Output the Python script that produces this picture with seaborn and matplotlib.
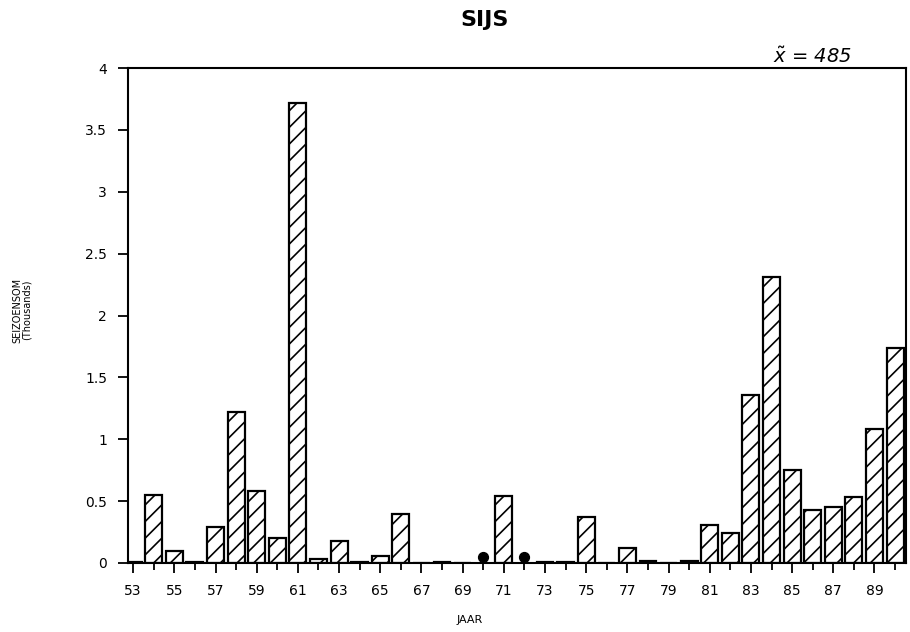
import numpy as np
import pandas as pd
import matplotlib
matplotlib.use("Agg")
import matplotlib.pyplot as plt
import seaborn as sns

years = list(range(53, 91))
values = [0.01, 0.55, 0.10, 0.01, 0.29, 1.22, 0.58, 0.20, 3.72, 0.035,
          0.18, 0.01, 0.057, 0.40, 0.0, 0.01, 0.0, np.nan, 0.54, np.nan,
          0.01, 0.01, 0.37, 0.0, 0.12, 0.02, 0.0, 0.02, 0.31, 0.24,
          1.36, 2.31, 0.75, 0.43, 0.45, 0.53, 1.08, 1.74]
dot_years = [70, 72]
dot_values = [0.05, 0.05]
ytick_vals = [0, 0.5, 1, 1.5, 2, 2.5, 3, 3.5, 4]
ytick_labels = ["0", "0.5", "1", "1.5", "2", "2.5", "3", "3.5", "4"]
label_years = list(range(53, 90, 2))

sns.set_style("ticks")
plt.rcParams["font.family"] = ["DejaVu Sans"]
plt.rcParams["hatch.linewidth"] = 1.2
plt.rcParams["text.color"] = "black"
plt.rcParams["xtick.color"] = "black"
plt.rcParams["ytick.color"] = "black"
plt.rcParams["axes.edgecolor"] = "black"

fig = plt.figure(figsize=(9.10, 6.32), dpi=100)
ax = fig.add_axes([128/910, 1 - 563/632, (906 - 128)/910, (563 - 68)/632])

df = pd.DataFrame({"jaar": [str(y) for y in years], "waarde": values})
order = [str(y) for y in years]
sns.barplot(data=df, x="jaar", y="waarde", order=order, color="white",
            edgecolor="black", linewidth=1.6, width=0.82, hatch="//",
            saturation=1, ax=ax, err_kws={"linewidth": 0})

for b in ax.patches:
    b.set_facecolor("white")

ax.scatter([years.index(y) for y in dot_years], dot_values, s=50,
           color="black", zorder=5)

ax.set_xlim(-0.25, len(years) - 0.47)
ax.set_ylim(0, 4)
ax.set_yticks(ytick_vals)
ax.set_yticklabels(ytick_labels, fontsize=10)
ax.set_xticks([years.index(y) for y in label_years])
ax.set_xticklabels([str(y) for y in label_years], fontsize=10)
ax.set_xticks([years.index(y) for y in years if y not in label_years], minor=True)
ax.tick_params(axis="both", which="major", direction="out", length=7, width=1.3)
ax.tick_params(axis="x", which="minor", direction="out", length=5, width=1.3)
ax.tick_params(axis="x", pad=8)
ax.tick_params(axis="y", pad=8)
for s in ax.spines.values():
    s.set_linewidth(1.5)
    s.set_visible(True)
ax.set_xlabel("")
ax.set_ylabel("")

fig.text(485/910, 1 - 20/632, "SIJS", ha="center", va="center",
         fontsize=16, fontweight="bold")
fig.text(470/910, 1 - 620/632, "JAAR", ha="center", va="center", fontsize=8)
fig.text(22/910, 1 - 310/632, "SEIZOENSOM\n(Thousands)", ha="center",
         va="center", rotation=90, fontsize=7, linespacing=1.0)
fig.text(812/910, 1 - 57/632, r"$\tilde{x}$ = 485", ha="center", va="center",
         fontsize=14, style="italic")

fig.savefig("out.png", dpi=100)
━━━
Problem to solve: Write the full listing out again with every line unchanged, but include no pictures.

Answer to the problem:
Output the Python script that produces this picture with seaborn and matplotlib.
import numpy as np
import pandas as pd
import matplotlib
matplotlib.use("Agg")
import matplotlib.pyplot as plt
import seaborn as sns

years = list(range(53, 91))
values = [0.01, 0.55, 0.10, 0.01, 0.29, 1.22, 0.58, 0.20, 3.72, 0.035,
          0.18, 0.01, 0.057, 0.40, 0.0, 0.01, 0.0, np.nan, 0.54, np.nan,
          0.01, 0.01, 0.37, 0.0, 0.12, 0.02, 0.0, 0.02, 0.31, 0.24,
          1.36, 2.31, 0.75, 0.43, 0.45, 0.53, 1.08, 1.74]
dot_years = [70, 72]
dot_values = [0.05, 0.05]
ytick_vals = [0, 0.5, 1, 1.5, 2, 2.5, 3, 3.5, 4]
ytick_labels = ["0", "0.5", "1", "1.5", "2", "2.5", "3", "3.5", "4"]
label_years = list(range(53, 90, 2))

sns.set_style("ticks")
plt.rcParams["font.family"] = ["DejaVu Sans"]
plt.rcParams["hatch.linewidth"] = 1.2
plt.rcParams["text.color"] = "black"
plt.rcParams["xtick.color"] = "black"
plt.rcParams["ytick.color"] = "black"
plt.rcParams["axes.edgecolor"] = "black"

fig = plt.figure(figsize=(9.10, 6.32), dpi=100)
ax = fig.add_axes([128/910, 1 - 563/632, (906 - 128)/910, (563 - 68)/632])

df = pd.DataFrame({"jaar": [str(y) for y in years], "waarde": values})
order = [str(y) for y in years]
sns.barplot(data=df, x="jaar", y="waarde", order=order, color="white",
            edgecolor="black", linewidth=1.6, width=0.82, hatch="//",
            saturation=1, ax=ax, err_kws={"linewidth": 0})

for b in ax.patches:
    b.set_facecolor("white")

ax.scatter([years.index(y) for y in dot_years], dot_values, s=50,
           color="black", zorder=5)

ax.set_xlim(-0.25, len(years) - 0.47)
ax.set_ylim(0, 4)
ax.set_yticks(ytick_vals)
ax.set_yticklabels(ytick_labels, fontsize=10)
ax.set_xticks([years.index(y) for y in label_years])
ax.set_xticklabels([str(y) for y in label_years], fontsize=10)
ax.set_xticks([years.index(y) for y in years if y not in label_years], minor=True)
ax.tick_params(axis="both", which="major", direction="out", length=7, width=1.3)
ax.tick_params(axis="x", which="minor", direction="out", length=5, width=1.3)
ax.tick_params(axis="x", pad=8)
ax.tick_params(axis="y", pad=8)
for s in ax.spines.values():
    s.set_linewidth(1.5)
    s.set_visible(True)
ax.set_xlabel("")
ax.set_ylabel("")

fig.text(485/910, 1 - 20/632, "SIJS", ha="center", va="center",
         fontsize=16, fontweight="bold")
fig.text(470/910, 1 - 620/632, "JAAR", ha="center", va="center", fontsize=8)
fig.text(22/910, 1 - 310/632, "SEIZOENSOM\n(Thousands)", ha="center",
         va="center", rotation=90, fontsize=7, linespacing=1.0)
fig.text(812/910, 1 - 57/632, r"$\tilde{x}$ = 485", ha="center", va="center",
         fontsize=14, style="italic")

fig.savefig("out.png", dpi=100)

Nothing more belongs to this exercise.